Was passiert in deiner DAW? Nutzt du in Nuendo viele Plug-ins, oder versuchst du deine Soundideen hauptsächlich mit deinem eingebundenen Outboard umzusetzen?

Es ist etwas von beidem. Signale mittels Kompressor und einer individuellen EQ-Einstellung oder weiterer Prozessoren an die DAW zu schicken, ist bei mir eigentlich schon eher die Regel als die Ausnahme. Aber es gibt natürlich auch ein paar Plug-ins, die ich regelmäßig einsetzte, wie zum Beispiel den „SSL 4000 E“-Channel von Plugin Alliance. Darüber hinaus nutze ich auch viele der großartigen Stock-Plug-ins sowie einiges von UAD. Insgesamt tendiere ich aber doch stark dazu, nicht zu viele Sachen zu installieren, was letztlich die Qual der Wahl doch deutlich reduziert.

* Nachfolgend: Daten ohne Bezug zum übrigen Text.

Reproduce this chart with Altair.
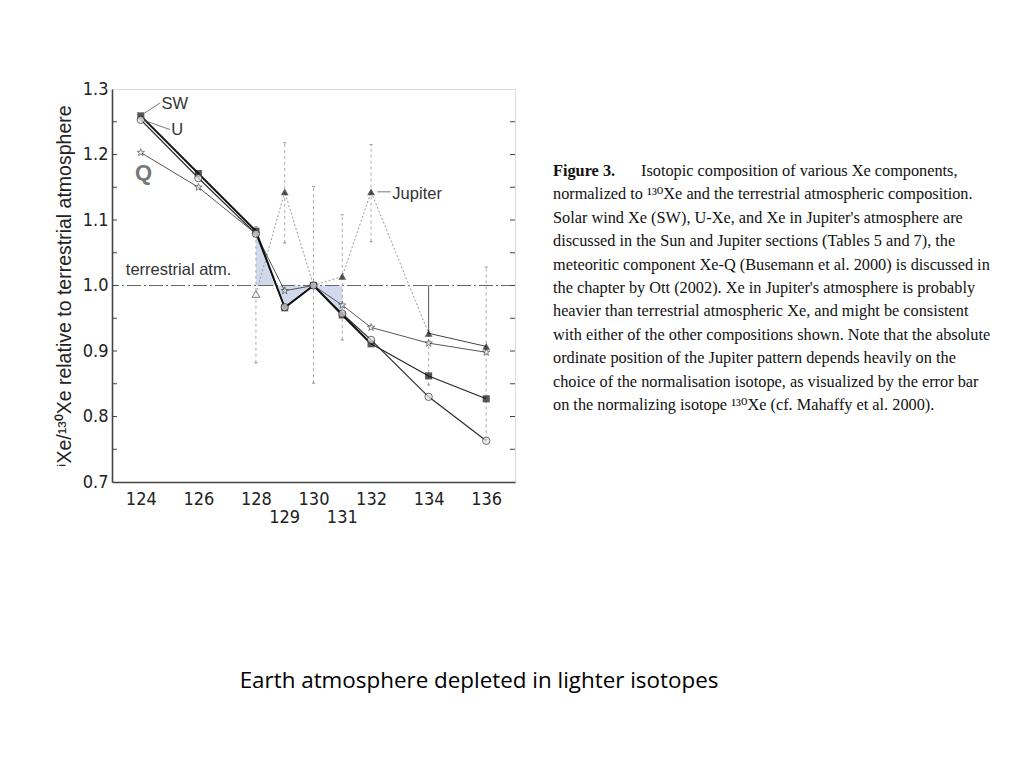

Gibt es etwas, was du in der digitalen Welt noch vermisst? Irgendwelche persönlichen Wünsche für die Zukunft?

Oh, da fällt mir im Moment gar nichts ein! Ich habe das Gefühl, dass aktuell schon alles ziemlich perfekt ist. Ich habe ja gerade erst begonnen mit Nuendo 11 zu arbeiten und ich bin der Meinung, dass die Software heutzutage bereits so ziemlich alles bietet, was man sich nur wünschen kann. Ich setze Nuendo nun bereits seit Version 1 ein und es ist für mich seit jeher ein unglaubliches Werkzeug gewesen. Einer der interessantesten Punkte für mich ist, dass viele der in Nuendo enthaltenen Features meist erst viel später in andere populäre DAWs Einzug halten. So verhält es sich auch mit dem integrierten Streaming-Feature, das es mir ermöglicht, Änderungen an einem Mix mit dem Kunden bequem online durchzugehen – ganz egal wo dieser sich gerade befindet. Ein wirklich leistungsstarkes Feature, welches mir unter dem Strich schon jetzt einiges an E-Mail-Konversation eingespart hat. Steinberg hat für mich einfach immer die Nase vorn!